The measure is SB771 by Sen. Sheila Kuehl, D-Santa Monica, and Sen. George Runner, R-Antelope Valley. Kuehl is chair of the Senate Health Committee and Runner is the No. 2 GOP leader in the Senate.
The bill has been shunted into a "suspense" file, along with many others, because the chair of the Senate Appropriations Committee, Tom Torlakson, D-Concord, is uncertain whether the measure would generate more revenue than would the regulations of the California stem cell agency itself.
If the measure is not removed from the suspense file, it will be placed on hold for this year and is not likely to be brought up again until January.
Discussions have been underway between Kuehl, Torlakson, Senate President Pro Tem Don Perata, D-Oakland , and Senate Majority Leader Gloria Romero, D- Los Angeles, about the fate of the bill. Kuehl and Runner are contending that it is impossible to make revenue comparisons between the bill and CIRM regulations because the regulations are not in final form. They also argue that arguments by the biotech industry concerning the adverse impact of the bill are highly speculative. Industry is also not fond of CIRM's rules.
Although the Kuehl bill is up for a nominal public vote, without a nod from the Senate leadership, the bill is not likely to be removed from the suspense file.
The staff of the Appropriations Committee has prepared an interesting analysis of SB771 that indicates that the measure would generate $56 million more for the state over a given period than would CIRM's regulations. Here are some excerpts:
"Based on a direct comparison of state revenues generated under SB 771 and under the CIRM regulations, SB 771 would produce more revenue than the CIRM regulations. In a ten year projection of a sample project modeled under three scenarios (a licensed invention, a low success royalty, and a high success royalty) with an $8 billion public investment, SB 771 would have produced $183.5 million compared to $127.7 million under the CIRM proposed regulations.The analysis said it reviewed economic studies of potential Prop. 71 returns although it did not cite them by name. It said the studies projected royalties to the state of between $160 million and $1.1 billion.
"The California Institute for Regenerative Medicine believes that the sample comparison above is misleading, that financial market forces, the interests of private research companies, and the unique nature of cellular therapies will produce disincentives which will substantially reduce the projected returns of 771."
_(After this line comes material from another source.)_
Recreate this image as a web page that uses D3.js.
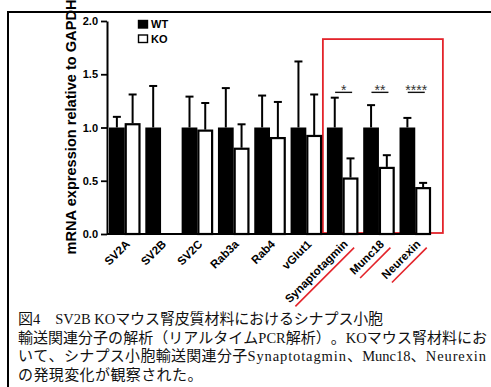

Earlier this month, an item appeared on the Internet that bears on the biotech industry position that anything that promises to inhibit returns on stem cell products (such as SB771) will discourage research. In an item called "What Price Innovation?," Merrill Goozner, director of the Integrity in Science Project at the Center for Science in the Public Interest, wrote about industry arguments that Democratic national health care reform plans would choke medical research. Goozner said:
"Is there any evidence to suggest that the pace of significant medical breakthroughs can be associated with higher drug industry sales, profits, profit margins or, perhaps most significantly, R&D expenditures? Or, put another way, given the past decade's very high rates of sales growth, profit growth and R&D expenditure growth, how does one explain the steady downward decline (trend line; there is, of course, year-to-year variation) in the number of significant new drugs emerging from industry labs?"